[start]
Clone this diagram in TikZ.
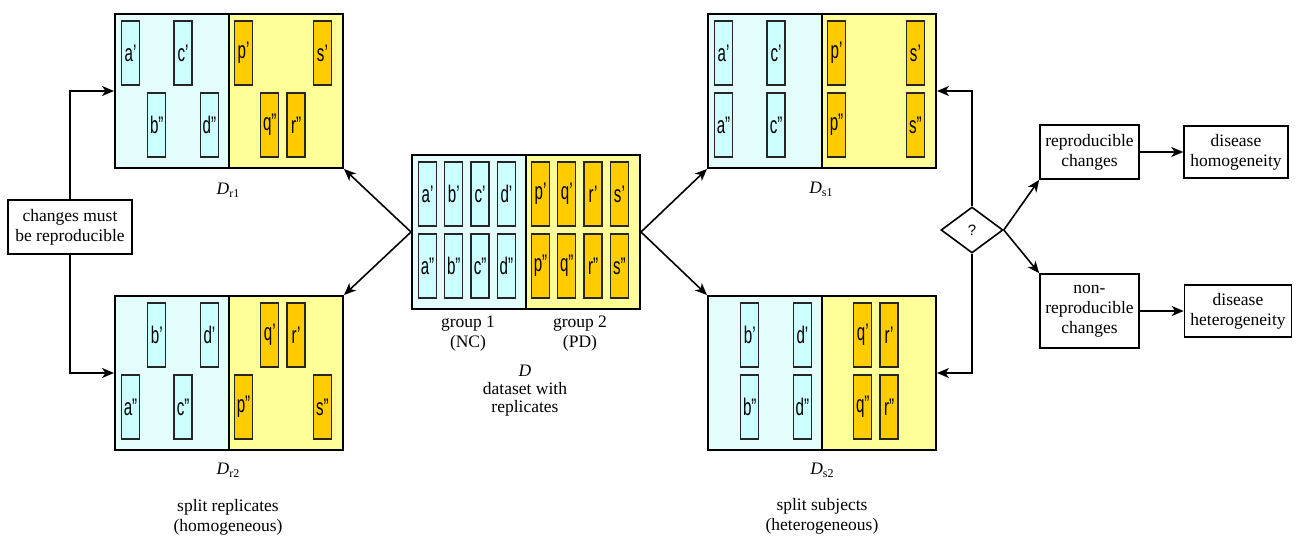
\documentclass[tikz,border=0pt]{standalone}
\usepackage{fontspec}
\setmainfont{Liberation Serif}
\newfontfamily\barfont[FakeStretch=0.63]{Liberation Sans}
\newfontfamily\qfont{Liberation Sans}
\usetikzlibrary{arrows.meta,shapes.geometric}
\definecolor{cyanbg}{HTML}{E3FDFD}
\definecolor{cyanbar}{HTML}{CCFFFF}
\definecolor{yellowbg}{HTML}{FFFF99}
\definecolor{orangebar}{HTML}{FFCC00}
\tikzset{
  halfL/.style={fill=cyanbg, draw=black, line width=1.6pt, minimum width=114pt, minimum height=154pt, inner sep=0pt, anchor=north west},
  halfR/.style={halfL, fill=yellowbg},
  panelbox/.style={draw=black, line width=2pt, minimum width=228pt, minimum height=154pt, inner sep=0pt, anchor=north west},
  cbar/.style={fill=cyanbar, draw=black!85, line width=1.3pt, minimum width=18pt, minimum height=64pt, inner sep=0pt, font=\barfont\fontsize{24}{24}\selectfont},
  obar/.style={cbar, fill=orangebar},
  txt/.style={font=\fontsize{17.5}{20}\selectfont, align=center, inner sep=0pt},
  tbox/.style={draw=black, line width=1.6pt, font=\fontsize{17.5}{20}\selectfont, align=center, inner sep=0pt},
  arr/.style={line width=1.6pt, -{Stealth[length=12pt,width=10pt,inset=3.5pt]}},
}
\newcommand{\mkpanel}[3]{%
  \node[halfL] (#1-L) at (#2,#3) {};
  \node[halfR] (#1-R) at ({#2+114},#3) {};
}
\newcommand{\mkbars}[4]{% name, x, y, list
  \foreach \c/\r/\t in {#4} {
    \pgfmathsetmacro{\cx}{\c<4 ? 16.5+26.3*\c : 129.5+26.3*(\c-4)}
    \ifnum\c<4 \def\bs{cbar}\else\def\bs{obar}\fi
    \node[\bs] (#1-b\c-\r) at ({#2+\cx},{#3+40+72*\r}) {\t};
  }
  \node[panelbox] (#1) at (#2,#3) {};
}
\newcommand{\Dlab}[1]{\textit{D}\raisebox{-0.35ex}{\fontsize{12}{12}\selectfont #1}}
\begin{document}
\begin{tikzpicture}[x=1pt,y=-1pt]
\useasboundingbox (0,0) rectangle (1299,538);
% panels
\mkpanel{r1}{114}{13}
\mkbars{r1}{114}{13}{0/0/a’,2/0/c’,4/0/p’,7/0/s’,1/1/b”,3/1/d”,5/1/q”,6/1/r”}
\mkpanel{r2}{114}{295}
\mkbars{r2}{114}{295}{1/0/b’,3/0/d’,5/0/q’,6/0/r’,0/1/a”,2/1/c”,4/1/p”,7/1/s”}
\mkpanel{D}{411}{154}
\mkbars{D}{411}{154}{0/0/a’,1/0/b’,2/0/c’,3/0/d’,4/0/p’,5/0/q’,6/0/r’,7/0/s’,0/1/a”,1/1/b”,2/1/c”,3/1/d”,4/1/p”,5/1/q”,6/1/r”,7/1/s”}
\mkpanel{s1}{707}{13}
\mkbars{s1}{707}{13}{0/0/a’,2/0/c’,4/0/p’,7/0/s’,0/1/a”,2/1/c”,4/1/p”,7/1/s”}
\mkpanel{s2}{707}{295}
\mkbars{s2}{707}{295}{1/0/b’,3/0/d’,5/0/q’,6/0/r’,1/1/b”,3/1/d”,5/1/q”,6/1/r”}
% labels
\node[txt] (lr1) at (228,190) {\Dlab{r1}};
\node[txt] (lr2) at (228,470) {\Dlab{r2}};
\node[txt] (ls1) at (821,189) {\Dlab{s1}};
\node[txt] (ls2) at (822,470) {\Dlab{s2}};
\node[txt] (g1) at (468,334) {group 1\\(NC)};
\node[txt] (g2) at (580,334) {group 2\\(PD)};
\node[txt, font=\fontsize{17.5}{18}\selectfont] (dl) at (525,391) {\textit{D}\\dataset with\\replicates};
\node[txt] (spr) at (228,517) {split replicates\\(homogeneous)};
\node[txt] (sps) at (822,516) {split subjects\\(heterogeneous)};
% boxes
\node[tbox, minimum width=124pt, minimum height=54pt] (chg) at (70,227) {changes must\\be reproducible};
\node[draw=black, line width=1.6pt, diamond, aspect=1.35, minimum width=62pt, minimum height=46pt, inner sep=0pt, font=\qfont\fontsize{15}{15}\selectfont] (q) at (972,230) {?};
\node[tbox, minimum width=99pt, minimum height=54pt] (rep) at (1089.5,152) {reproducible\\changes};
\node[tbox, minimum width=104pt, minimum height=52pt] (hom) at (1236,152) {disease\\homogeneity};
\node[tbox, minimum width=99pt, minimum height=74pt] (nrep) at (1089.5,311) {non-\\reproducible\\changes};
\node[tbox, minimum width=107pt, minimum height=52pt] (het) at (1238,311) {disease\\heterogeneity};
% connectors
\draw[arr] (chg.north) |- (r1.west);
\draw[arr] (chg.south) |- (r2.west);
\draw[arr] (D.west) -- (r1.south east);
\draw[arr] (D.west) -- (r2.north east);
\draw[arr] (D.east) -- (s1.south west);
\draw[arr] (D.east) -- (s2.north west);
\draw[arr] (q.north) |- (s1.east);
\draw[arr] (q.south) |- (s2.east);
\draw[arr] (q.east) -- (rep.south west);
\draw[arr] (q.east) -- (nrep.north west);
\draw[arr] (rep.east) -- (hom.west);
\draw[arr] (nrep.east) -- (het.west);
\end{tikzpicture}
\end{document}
[end]
[start]
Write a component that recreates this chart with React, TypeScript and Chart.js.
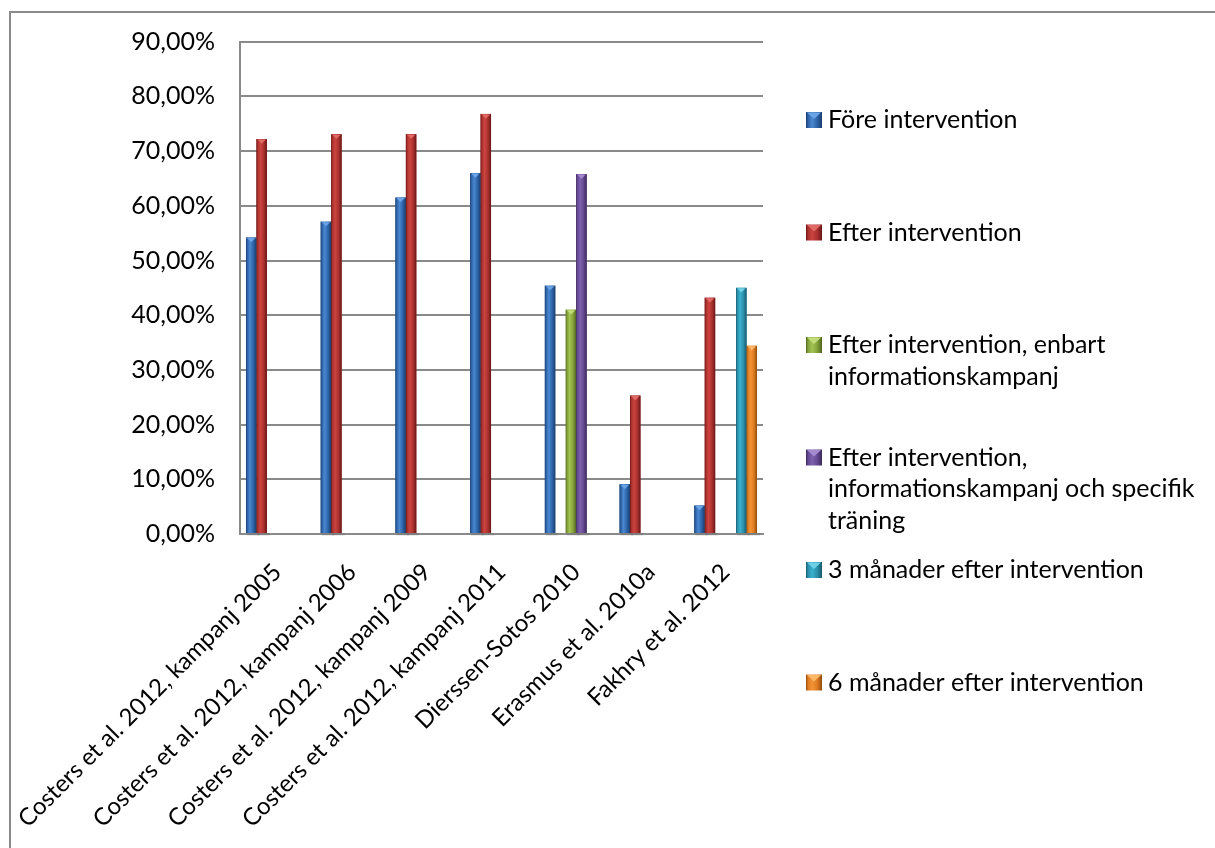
[end]
WHAT YOU ARE ASKED TO DO ->
Extract each line from the listing that holds the word "this".

ANSWER BELOW ->
Clone this diagram in TikZ.
Write a component that recreates this chart with React, TypeScript and Chart.js.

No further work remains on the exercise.